The mechanism behind the regeneration observed in these hamster models has been proposed to involve local axons with the potential to regenerate, the surrounding extracellular matrix (ECM), and the peptides of the nano scaffold. It has been shown that nano scaffolds can be carefully constructed to promote axonal growth and prevent scar formation at lesion sites. Using alternating positive and negative L-amino acids to form β-sheet ionic self-complementary peptides, nanofibers of the SAPNSs mimic the environment of the ECM and have been shown to serve as effective scaffolds in both in vitro and in vivo studies—appearing to be immunologically inert, feasibly excreted, and nontoxic to biological systems. Whereas previous research has attempted to graft nerve tissue to the optic tract and resulted in complications (leg disabilities in the case of sciatic nerve grafts, for instance), nano neuro knitting has been shown to promote the regeneration of these tissues without such drawbacks. While more research is required in order to understand how this technology works, scientists propose that SAPNSs either facilitate this neuroregeneration by promoting cell migration into the lesion area or bringing the lesion areas in closer proximity via contraction.

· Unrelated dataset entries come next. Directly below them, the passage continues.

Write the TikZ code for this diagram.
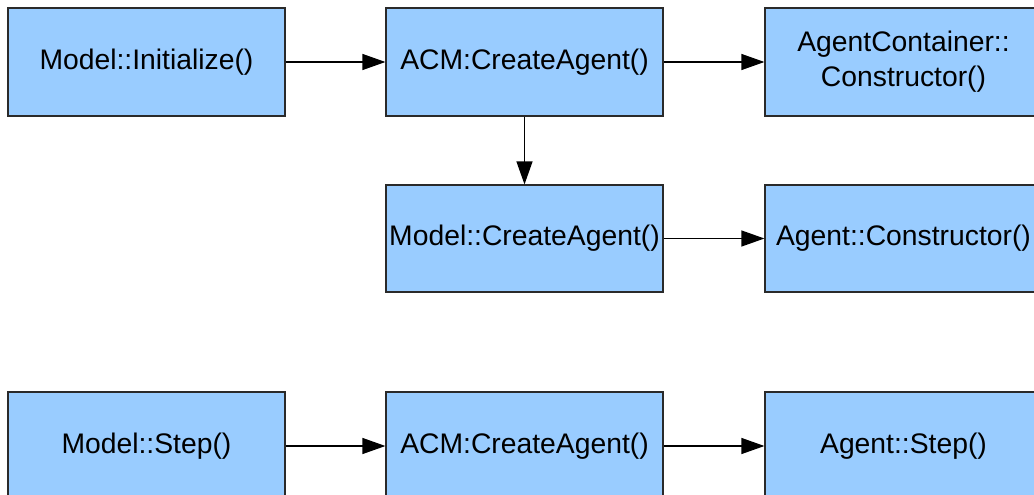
\documentclass[tikz,border=0pt]{standalone}
\usepackage{fontspec}
\setmainfont{Liberation Sans}
\usetikzlibrary{arrows.meta}
\definecolor{boxfill}{HTML}{99CCFF}
\definecolor{boxline}{HTML}{2A2A2A}
\begin{document}
\begin{tikzpicture}[x=1pt,y=-1pt,
  fn/.style={draw=boxline, line width=1.2pt, fill=boxfill, rectangle,
    minimum width=277pt, minimum height=108pt, inner sep=0pt, align=center,
    font=\fontsize{28.3}{35}\selectfont, text=black},
  call/.style={line width=1.2pt, draw=black, -{Triangle[length=23pt,width=16pt]}}]
  \useasboundingbox (0,0) rectangle (1034,495);
  \clip (0,0) rectangle (1034,495);
  \fill[white] (0,0) rectangle (1034,495);
  % initialization chain
  \node[fn] (init) at (146.5,62) {Model::Initialize()};
  \node[fn] (acm1) at (524.5,62) {ACM:CreateAgent()};
  \node[fn] (acon) at (903.5,62) {AgentContainer::\\Constructor()};
  \node[fn, minimum height=107pt] (mca) at (524.5,238.5) {Model::CreateAgent()};
  \node[fn, minimum height=107pt] (acons) at (903.5,238.5) {Agent::Constructor()};
  % step chain
  \node[fn] (mstep) at (146.5,446) {Model::Step()};
  \node[fn] (acm2) at (524.5,446) {ACM:CreateAgent()};
  \node[fn] (astep) at (903.5,446) {Agent::Step()};
  % calls
  \draw[call] (init) -- (acm1);
  \draw[call] (acm1) -- (acon);
  \draw[call] (acm1) -- (mca);
  \draw[call] (mca) -- (acons);
  \draw[call] (mstep) -- (acm2);
  \draw[call] (acm2) -- (astep);
\end{tikzpicture}
\end{document}
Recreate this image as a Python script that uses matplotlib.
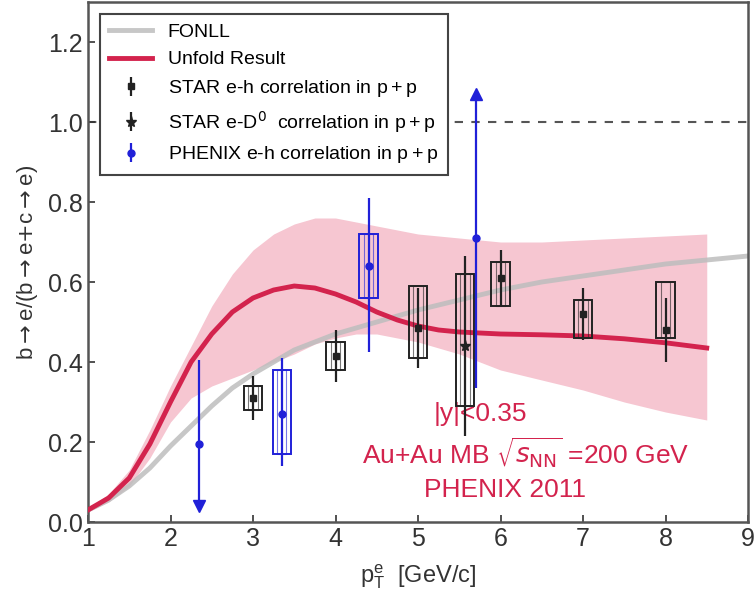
import matplotlib
matplotlib.use("Agg")
import matplotlib.pyplot as plt
from matplotlib.patches import Rectangle
import numpy as np

plt.rcParams["font.family"] = ["Liberation Sans", "DejaVu Sans"]
plt.rcParams["mathtext.fontset"] = "dejavusans"

RED = "#d3234d"
BAND = "#f3b3c2"
GREY = "#bdbdbd"
BLUE = "#2020d8"

# FONLL reference curve
fonll_pt = [1.0, 1.25, 1.5, 1.75, 2.0, 2.25, 2.5, 2.75, 3.0, 3.5, 4.0, 4.5, 5.0, 5.5, 6.0, 6.5,
            7.0, 7.5, 8.0, 8.5, 9.0]
fonll_r = [0.03, 0.055, 0.09, 0.135, 0.19, 0.24, 0.29, 0.335, 0.37, 0.43, 0.47, 0.50, 0.53, 0.555,
           0.58, 0.60, 0.615, 0.63, 0.645, 0.655, 0.665]

# unfolded result and its uncertainty band
unf_pt = [1.0, 1.25, 1.5, 1.75, 2.0, 2.25, 2.5, 2.75, 3.0, 3.25, 3.5, 3.75, 4.0, 4.25, 4.5, 4.75, 5.0,
          5.25, 5.5, 6.0, 6.5, 7.0, 7.5, 8.0, 8.5]
unf_r = [0.03, 0.06, 0.11, 0.195, 0.30, 0.40, 0.47, 0.525, 0.56, 0.58, 0.59, 0.585, 0.57, 0.55,
         0.525, 0.505, 0.49, 0.48, 0.475, 0.47, 0.468, 0.465, 0.458, 0.448, 0.435]
unf_lo = [0.025, 0.05, 0.09, 0.16, 0.25, 0.31, 0.34, 0.36, 0.38, 0.40, 0.42, 0.445, 0.46, 0.47,
          0.47, 0.46, 0.45, 0.435, 0.42, 0.38, 0.355, 0.33, 0.30, 0.275, 0.255]
unf_hi = [0.035, 0.07, 0.13, 0.23, 0.34, 0.44, 0.54, 0.62, 0.68, 0.72, 0.745, 0.76, 0.76, 0.75,
          0.74, 0.73, 0.72, 0.715, 0.71, 0.70, 0.70, 0.705, 0.71, 0.715, 0.72]

# STAR e-h correlation in p+p
star_pt = [3.0, 4.0, 5.0, 6.0, 7.0, 8.0]
star_r = [0.31, 0.415, 0.485, 0.61, 0.52, 0.48]
star_stat = [0.055, 0.065, 0.10, 0.07, 0.065, 0.08]
star_sys_lo = [0.28, 0.38, 0.41, 0.54, 0.46, 0.46]
star_sys_hi = [0.34, 0.45, 0.59, 0.65, 0.555, 0.60]

# STAR e-D0 correlation in p+p
stard_pt = [5.57]
stard_r = [0.44]
stard_stat = [0.225]
stard_sys_lo = [0.29]
stard_sys_hi = [0.62]

# PHENIX e-h correlation in p+p
phx_pt = [2.35, 3.35, 4.4, 5.7]
phx_r = [0.195, 0.27, 0.64, 0.71]
phx_lo = [0.04, 0.14, 0.425, 0.335]
phx_hi = [0.405, 0.41, 0.81, 1.07]
phx_sys_lo = [None, 0.17, 0.56, None]
phx_sys_hi = [None, 0.38, 0.72, None]

fig = plt.figure(figsize=(7.55, 5.93), dpi=100)
ax = fig.add_axes([88 / 755, 71 / 593, 660 / 755, 520 / 593])

ax.axhline(1.0, color="#555555", ls=(0, (4, 4)), lw=1.5, zorder=1)
ax.fill_between(unf_pt, unf_lo, unf_hi, color=BAND, lw=0, alpha=0.75, zorder=1)
ax.plot(fonll_pt, fonll_r, color=GREY, lw=3.5, alpha=0.85, zorder=2, label="FONLL")
ax.plot(unf_pt, unf_r, color=RED, lw=3.5, zorder=3, label="Unfold Result")


def sys_boxes(xs, los, his, color, width=0.22):
    for x, lo, hi in zip(xs, los, his):
        if lo is None:
            continue
        ax.add_patch(Rectangle((x - width / 2, lo), width, hi - lo, fill=False,
                               ec=color, lw=1.4, zorder=4))
        ax.add_patch(Rectangle((x - width / 4, lo), width / 2, hi - lo, fill=False,
                               ec=color, lw=0.8, alpha=0.6, zorder=4))


sys_boxes(star_pt, star_sys_lo, star_sys_hi, "#222222")
sys_boxes(stard_pt, stard_sys_lo, stard_sys_hi, "#222222")
sys_boxes(phx_pt, phx_sys_lo, phx_sys_hi, BLUE)

ax.errorbar(star_pt, star_r, yerr=star_stat, fmt="s", ms=5, color="#222222",
            elinewidth=1.6, capsize=0, zorder=5, label=r"STAR e-h correlation in $\mathregular{p+p}$")
ax.errorbar(stard_pt, stard_r, yerr=stard_stat, fmt="*", ms=8, color="#222222",
            elinewidth=1.6, capsize=0, zorder=5, label=r"STAR e-D$^0$  correlation in $\mathregular{p+p}$")

phx_err = [np.array(phx_r) - np.array(phx_lo), np.array(phx_hi) - np.array(phx_r)]
ax.errorbar(phx_pt, phx_r, yerr=phx_err, fmt="o", ms=5, color=BLUE,
            elinewidth=1.6, capsize=0, zorder=5, label=r"PHENIX e-h correlation in $\mathregular{p+p}$")
# limit arrows on the outer PHENIX points
ax.plot([phx_pt[0]], [phx_lo[0]], marker="v", ms=8, color=BLUE, zorder=6)
ax.plot([phx_pt[3]], [phx_hi[3]], marker="^", ms=8, color=BLUE, zorder=6)

ax.text(5.75, 0.27, "|y|<0.35", color=RED, fontsize=19, ha="center", va="center")
ax.text(6.3, 0.175, r"Au+Au MB $\sqrt{s_{\rm NN}}$ =200 GeV", color=RED, fontsize=19,
        ha="center", va="center")
ax.text(6.05, 0.08, "PHENIX 2011", color=RED, fontsize=19, ha="center", va="center")

ax.set_xlim(1, 9)
ax.set_ylim(0, 1.3)
ax.set_xticks(range(1, 10))
ax.set_yticks(np.arange(0, 1.21, 0.2))
ax.set_yticklabels([f"{v:.1f}" for v in np.arange(0, 1.21, 0.2)])
ax.tick_params(direction="in", labelsize=18, colors="#333333", length=5, width=1.2)
for s in ax.spines.values():
    s.set_color("#555555")
    s.set_linewidth(1.8)

ax.set_xlabel(r"$\mathregular{p_T^e}$  [GeV/c]", fontsize=17, color="#333333", labelpad=8)
ax.set_ylabel(r"b$\rightarrow$e/(b$\rightarrow$e$+$c$\rightarrow$e)", fontsize=16,
              color="#333333", labelpad=6)

leg = ax.legend(loc="upper left", fontsize=14, frameon=True, fancybox=False,
                borderpad=0.5, labelspacing=0.5, handlelength=2.2, borderaxespad=0.6)
leg.get_frame().set_edgecolor("#444444")
leg.get_frame().set_linewidth(1.5)
leg.get_frame().set_alpha(1)

fig.savefig("out.png", dpi=100)
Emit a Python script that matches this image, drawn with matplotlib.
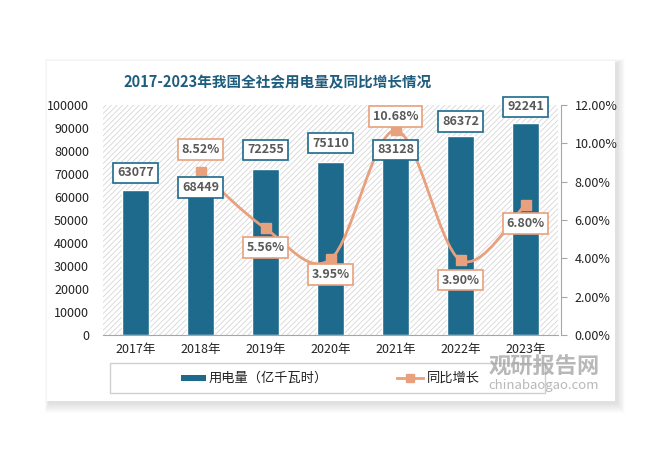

=== Central nervous system obstacles ===
One obstacle for drug delivery to the brain is the blood-brain barrier (BBB). The small size of nanomaterials, however, allows nanotechnologies to pass through. The scaffolds that enable nano neuro knitting, hence, are able to bypass this boundary without affecting the BBB that serves the essential role of managing what can and cannot enter and leave the central nervous system (CNS). While nano neuro knitting and other nanotechnologies may eventually replace procedures currently used to repair damage to the CNS through their improved biodistribution and pharmacokinetics, the toxicity and long-term impacts of nanomaterial exposure in humans has yet to be sufficiently assessed. While some studies demonstrate no immediate toxicity and immune responses, it has yet to be determined if this holds true for the human CNS (with particular concern for the retention of these materials in the brain and their capacity to form neurotoxic plaques) and the rest of the body's systems over time. Fortunately, SAPNSs may breakdown naturally by peptidase activity.

In addition, promising monitoring methods are being explored in order to monitor axon regeneration in vivo that would provide patients real-time feedback via manganese-enhanced magnetic resonance imaging (MEMRI). In this way, these potential therapies could be monitored efficiently.

=== Spinal cord injury repair ===
Spinal cord injuries (SCIs) cause damage to the nervous system, which can result in neurological disfunction. The main barrier to recovery from a SCI arises from the absence of tissue regeneration ability, specifically in damage to a portion of the nerve cell called the axon. Damage to the spinal cord can result in irreversible deficiencies including paralysis and loss of sensation.

As in ophthalmic applications, research has demonstrated that nano scaffolds may be an effective tool for repairing spinal cord injuries (SCIs). Such studies have utilized rat models to show that electrospun nanofibers and SAPNSs can effectively serve as guidance channels for regeneration of neural tissue lost at sites of SCI. Using these scaffolds with integrated, slowly-released proregenerative cytokines showed that SCI rat models could repair contused spinal cord tissue. After six months, the spinal cord cysts were shown to be replaced by bundles of myelinated axons, ECM, and vascularization. In addition, the rat models have been shown to regain motor control after this treatment.

Studies also suggest that culturing Schwann cells (SCs) and neural progenitor cells (NPCs) in SAPNSs prior to transplantation can significantly improve SCI repair by promoting axon and blood vessel development in the scaffold which has been shown to connect damaged tissue back together.